[START OF Given material]

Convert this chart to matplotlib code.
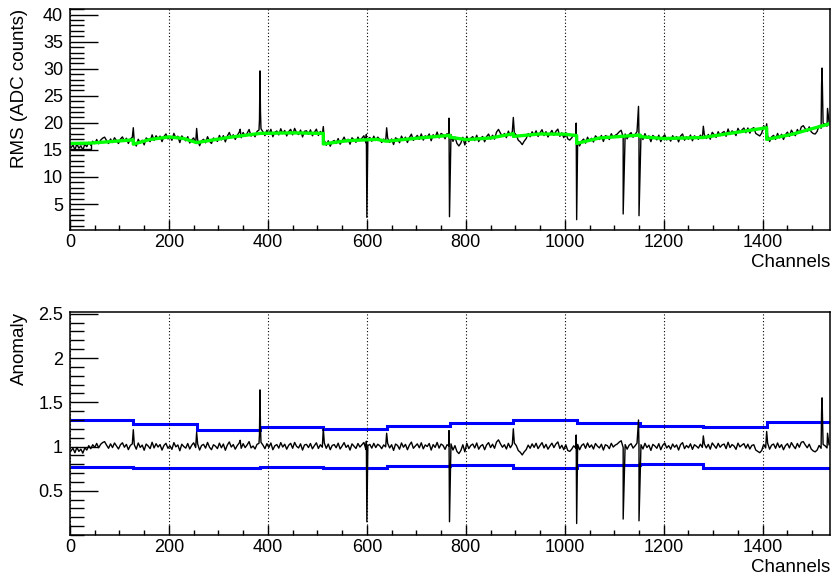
import matplotlib
matplotlib.use('Agg')
import matplotlib.pyplot as plt
from matplotlib.ticker import MultipleLocator, FixedLocator, FuncFormatter
import numpy as np

plt.rcParams['font.family'] = ['Liberation Sans', 'DejaVu Sans']

n_channels = 1536
block_size = 128
step = 4  # anomaly values below are one per 4 channels

# smooth baseline (green), knots per 128-channel block
green_ch = [
    [0, 40, 128],
    [128, 160, 200, 230, 256],
    [256, 320, 384],
    [384, 450, 512],
    [512, 560, 620, 640],
    [640, 700, 768],
    [768, 800, 850, 896],
    [896, 950, 1000, 1024],
    [1024, 1070, 1152],
    [1152, 1200, 1280],
    [1280, 1408],
    [1408, 1460, 1536],
]
green_rms = [
    [16.2, 16.25, 16.85],
    [16.05, 16.9, 17.4, 17.1, 16.35],
    [16.35, 17.3, 18.05],
    [18.05, 18.15, 18.05],
    [16.1, 16.7, 16.95, 16.6],
    [16.6, 17.15, 17.7],
    [17.35, 16.9, 17.2, 18.0],
    [17.5, 17.95, 17.9, 17.65],
    [16.2, 17.2, 17.75],
    [17.45, 17.1, 17.3],
    [17.3, 19.1],
    [16.95, 17.9, 19.85],
]

# anomaly (rms / baseline) minus 1, in thousandths, 32 values per block
anomaly_dev = [
    [-50, -20, -70, -10, -55, -30, -75, -15, -40, 10, -25, 20, -10, 35, -15, 25,
     45, 55, 15, -20, 30, -12, 40, 5, -28, 20, 42, -8, 24, -35, 12, 30],
    [20, -30, 40, -10, 16, -42, 28, 6, -24, 48, -16, 32, -6, 22, -40, 12,
     36, -20, 8, -32, 44, -4, 18, -48, 26, 0, -18, 34, -28, 14, 42, -12],
    [30, -40, 12, 24, -18, 46, -8, -36, 20, 4, -24, 38, -14, 28, -42, 16,
     52, -6, 22, -30, 10, 40, -20, 32, -12, 18, 55, -16, 6, -28, 24, 36],
    [48, 16, -24, 32, -10, 40, -36, 8, 22, -18, 44, -6, 26, -30, 14, 36,
     -20, 46, 2, -16, 30, -40, 18, 24, -12, 34, -26, 10, 42, -22, 20, -8],
    [40, -20, 28, -36, 12, 22, -14, 38, -28, 6, 44, -10, 16, -40, 30, 4,
     -22, 34, -6, 20, 46, -32, 10, 24, -18, 36, -12, 26, 8, -24, 18, -4],
    [36, -16, 20, -44, 28, 12, -30, 40, -8, 24, -36, 16, 50, -20, 6, 30,
     -14, 42, -26, 18, 0, 34, -40, 22, -10, 46, -18, 28, 12, -32, 20, 8],
    [30, -40, 10, -55, -80, -45, 20, -60, 36, -24, 12, 28, -16, 40, -30, 6,
     22, -36, 18, 44, -12, 26, -20, 50, 75, 30, -8, 20, -28, 36, -14, 24],
    [40, 10, -45, -65, -95, -60, -35, 16, -20, 30, -10, 36, -24, 12, 44, -16,
     24, -30, 6, 38, -12, 28, 52, -22, 14, -36, 20, -45, -55, -30, 8, -16],
    [24, -36, 12, 30, -20, 40, -10, 18, -28, 34, 4, -16, 26, -40, 20, 10,
     -24, 36, -6, 16, 28, 50, 65, -12, 22, -30, 14, 32, -18, 8, 38, -22],
    [20, -28, 36, -12, 16, -44, 24, 6, -20, 32, -36, 14, 40, -16, 10, -30,
     28, -8, 18, -40, 22, 44, -24, 12, -14, 30, -32, 20, 4, -18, 26, -10],
    [30, -16, 24, -30, 40, 10, -20, 36, -8, 18, 28, -24, 48, -12, 22, 6,
     -32, 38, -4, 16, 32, -18, 26, -28, 12, 20, -40, -55, -70, -45, 24, -16],
    [36, -30, 16, 28, -20, 40, -12, 22, -36, 10, 32, -16, 44, 6, -24, 34,
     -8, 48, 55, 18, -14, 26, -28, -50, -60, -40, 12, -20, 24, 8, -16, 20],
]

# single-channel outliers
spike_ch = [128, 256, 344, 383, 384, 385, 512, 599, 600, 640, 766, 767,
            896, 1023, 1024, 1118, 1149, 1150, 1280, 1408, 1519, 1520, 1531]
spike_anomaly = [1.19, 1.16, 1.07, 1.14, 1.64, 1.22, 1.20, 1.06, 0.15, 1.15, 1.18, 0.15,
                 1.20, 1.13, 0.13, 0.18, 1.30, 0.16, 1.12, 1.17, 1.40, 1.55, 1.15]

# anomaly thresholds per block (blue)
upper_band = [1.30, 1.25, 1.185, 1.22, 1.20, 1.235, 1.265, 1.295, 1.265, 1.235, 1.215, 1.28]
lower_band = [0.77, 0.755, 0.76, 0.77, 0.755, 0.78, 0.79, 0.755, 0.795, 0.80, 0.76, 0.76]

# low run at the very start of the rms histogram
first_run_ch = [0, 42, 42]
first_run_rms = [15.25, 15.25, 16.2]

# ---- assemble series ----
grid_ch = np.arange(step / 2, n_channels, step)
ch = np.concatenate([grid_ch, spike_ch])
anomaly = np.concatenate([1 + np.concatenate(anomaly_dev) / 1000.0, spike_anomaly])
order = np.argsort(ch, kind='stable')
ch = ch[order]
anomaly = anomaly[order]

baseline = np.empty_like(ch)
for i, c in enumerate(ch):
    b = min(int(c) // block_size, len(green_ch) - 1)
    baseline[i] = np.interp(c, green_ch[b], green_rms[b])
rms = anomaly * baseline

green_x = np.concatenate(green_ch)
green_y = np.concatenate(green_rms)
edges = np.arange(0, n_channels + 1, block_size)

# ---- figure ----
fig = plt.figure(figsize=(8.33, 5.79), dpi=100)
ax1 = fig.add_axes([0.084, 0.6028, 0.9124, 0.3817])
ax2 = fig.add_axes([0.084, 0.076, 0.9124, 0.3851])

ax1.plot(ch, rms, color='black', lw=1.0)
ax1.plot(first_run_ch, first_run_rms, color='black', lw=1.0)
ax1.plot(green_x, green_y, color='#00ff00', lw=2.4)
ax1.set_ylim(0.2, 41.05)
ax1.yaxis.set_major_locator(MultipleLocator(5))
ax1.yaxis.set_minor_locator(MultipleLocator(1))

ax2.plot(ch, anomaly, color='black', lw=1.0)
ax2.stairs(upper_band, edges, color='#0000ff', lw=2.2, baseline=None)
ax2.stairs(lower_band, edges, color='#0000ff', lw=2.2, baseline=None)
ax2.set_ylim(0.0, 2.52)
ax2.yaxis.set_major_locator(FixedLocator([0.5, 1, 1.5, 2, 2.5]))
ax2.yaxis.set_minor_locator(MultipleLocator(0.1))
ax2.yaxis.set_major_formatter(FuncFormatter(lambda v, p: '{:g}'.format(v)))

for ax, ylab in [(ax1, 'RMS (ADC counts)'), (ax2, 'Anomaly')]:
    ax.set_xlim(0, n_channels)
    ax.xaxis.set_major_locator(MultipleLocator(200))
    ax.xaxis.set_minor_locator(MultipleLocator(50))
    ax.grid(axis='x', which='major', color='black', linestyle=(0, (1, 2)), lw=0.8)
    ax.tick_params(which='both', direction='in', top=False, right=False, width=1,
                   labelsize=13)
    ax.tick_params(axis='y', which='major', length=20, pad=5)
    ax.tick_params(axis='y', which='minor', length=10)
    ax.tick_params(axis='x', which='major', length=7, pad=3)
    ax.tick_params(axis='x', which='minor', length=3.5)
    for s in ax.spines.values():
        s.set_linewidth(1.1)
    ax.set_xlabel('Channels', loc='right', fontsize=13.5, labelpad=2)
    ax.set_ylabel(ylab, loc='top', fontsize=13.5)
    ax.yaxis.set_label_coords(-0.055, 1.0)

fig.savefig('out.png', dpi=100)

[END OF Given material]

**Task objective:** Write out exactly the opening lines of the data, stopping after the line that holds "per 4 channels". Exclude pictures.

**Written solution:**
Convert this chart to matplotlib code.
import matplotlib
matplotlib.use('Agg')
import matplotlib.pyplot as plt
from matplotlib.ticker import MultipleLocator, FixedLocator, FuncFormatter
import numpy as np

plt.rcParams['font.family'] = ['Liberation Sans', 'DejaVu Sans']

n_channels = 1536
block_size = 128
step = 4  # anomaly values below are one per 4 channels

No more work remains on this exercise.